_Stated problem_.
Beginning with the first line, set down every line through the one containing "return 1 - y / H", exactly as it appears, but not the pictures.

───── Collected data

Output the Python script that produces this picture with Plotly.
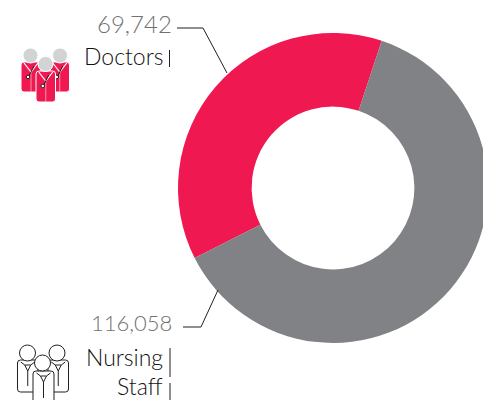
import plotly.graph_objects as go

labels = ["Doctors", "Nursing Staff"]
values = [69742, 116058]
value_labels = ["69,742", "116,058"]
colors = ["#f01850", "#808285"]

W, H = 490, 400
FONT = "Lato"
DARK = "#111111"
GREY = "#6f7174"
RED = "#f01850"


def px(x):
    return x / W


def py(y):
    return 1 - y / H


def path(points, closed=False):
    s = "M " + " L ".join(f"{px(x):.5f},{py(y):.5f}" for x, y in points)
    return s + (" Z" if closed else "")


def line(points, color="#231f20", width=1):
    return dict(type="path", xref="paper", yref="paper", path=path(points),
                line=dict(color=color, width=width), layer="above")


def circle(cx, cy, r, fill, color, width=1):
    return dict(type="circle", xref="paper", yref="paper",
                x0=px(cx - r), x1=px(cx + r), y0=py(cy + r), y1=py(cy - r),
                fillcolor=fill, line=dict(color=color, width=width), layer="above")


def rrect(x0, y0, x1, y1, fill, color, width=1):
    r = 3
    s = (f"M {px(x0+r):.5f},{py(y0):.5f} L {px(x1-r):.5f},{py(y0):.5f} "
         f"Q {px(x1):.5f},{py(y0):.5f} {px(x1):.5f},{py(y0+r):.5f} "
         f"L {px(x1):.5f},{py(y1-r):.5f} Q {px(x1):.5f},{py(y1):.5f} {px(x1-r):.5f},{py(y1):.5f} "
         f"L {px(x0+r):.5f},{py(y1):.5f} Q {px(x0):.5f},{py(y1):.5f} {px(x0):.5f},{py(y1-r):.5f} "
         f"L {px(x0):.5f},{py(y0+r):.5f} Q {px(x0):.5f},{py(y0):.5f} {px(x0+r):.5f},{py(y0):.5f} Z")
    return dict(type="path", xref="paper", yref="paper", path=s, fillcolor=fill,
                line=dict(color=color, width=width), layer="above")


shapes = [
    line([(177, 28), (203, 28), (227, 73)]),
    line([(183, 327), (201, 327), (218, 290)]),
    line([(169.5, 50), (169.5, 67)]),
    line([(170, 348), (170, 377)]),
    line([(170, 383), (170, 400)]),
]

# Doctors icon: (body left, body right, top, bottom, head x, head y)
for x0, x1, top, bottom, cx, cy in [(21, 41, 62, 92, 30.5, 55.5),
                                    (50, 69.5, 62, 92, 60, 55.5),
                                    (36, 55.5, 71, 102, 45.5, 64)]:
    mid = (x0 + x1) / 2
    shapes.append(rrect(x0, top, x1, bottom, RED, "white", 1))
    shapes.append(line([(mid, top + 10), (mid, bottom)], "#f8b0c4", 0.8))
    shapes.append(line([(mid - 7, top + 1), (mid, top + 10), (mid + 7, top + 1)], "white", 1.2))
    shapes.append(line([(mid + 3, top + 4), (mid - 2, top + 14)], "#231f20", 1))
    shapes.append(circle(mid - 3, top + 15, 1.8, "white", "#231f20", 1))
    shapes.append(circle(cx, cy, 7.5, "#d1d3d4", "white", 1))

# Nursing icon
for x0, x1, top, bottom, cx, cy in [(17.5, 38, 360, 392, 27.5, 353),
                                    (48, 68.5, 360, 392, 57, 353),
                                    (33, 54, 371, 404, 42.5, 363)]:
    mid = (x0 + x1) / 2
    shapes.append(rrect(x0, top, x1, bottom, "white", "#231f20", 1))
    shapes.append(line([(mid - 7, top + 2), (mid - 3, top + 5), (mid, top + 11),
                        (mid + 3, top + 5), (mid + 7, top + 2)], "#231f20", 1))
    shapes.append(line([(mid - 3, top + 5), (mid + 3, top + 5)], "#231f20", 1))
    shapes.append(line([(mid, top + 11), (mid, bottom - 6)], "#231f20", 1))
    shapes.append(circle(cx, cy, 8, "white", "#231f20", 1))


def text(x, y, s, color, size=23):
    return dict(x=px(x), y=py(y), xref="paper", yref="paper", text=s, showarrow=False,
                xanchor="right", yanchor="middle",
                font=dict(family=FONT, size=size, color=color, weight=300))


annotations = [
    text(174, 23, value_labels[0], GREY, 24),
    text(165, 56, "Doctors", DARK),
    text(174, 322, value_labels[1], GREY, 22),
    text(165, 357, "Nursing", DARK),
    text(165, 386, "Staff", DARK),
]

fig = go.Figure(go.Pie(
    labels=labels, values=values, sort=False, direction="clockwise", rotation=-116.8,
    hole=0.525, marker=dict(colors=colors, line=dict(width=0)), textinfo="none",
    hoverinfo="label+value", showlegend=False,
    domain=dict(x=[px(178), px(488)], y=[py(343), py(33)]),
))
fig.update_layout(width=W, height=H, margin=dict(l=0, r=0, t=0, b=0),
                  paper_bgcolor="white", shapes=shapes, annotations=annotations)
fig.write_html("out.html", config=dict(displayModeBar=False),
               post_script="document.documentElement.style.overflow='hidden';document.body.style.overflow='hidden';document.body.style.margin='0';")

──────────

_Complete answer_.
Output the Python script that produces this picture with Plotly.
import plotly.graph_objects as go

labels = ["Doctors", "Nursing Staff"]
values = [69742, 116058]
value_labels = ["69,742", "116,058"]
colors = ["#f01850", "#808285"]

W, H = 490, 400
FONT = "Lato"
DARK = "#111111"
GREY = "#6f7174"
RED = "#f01850"


def px(x):
    return x / W


def py(y):
    return 1 - y / H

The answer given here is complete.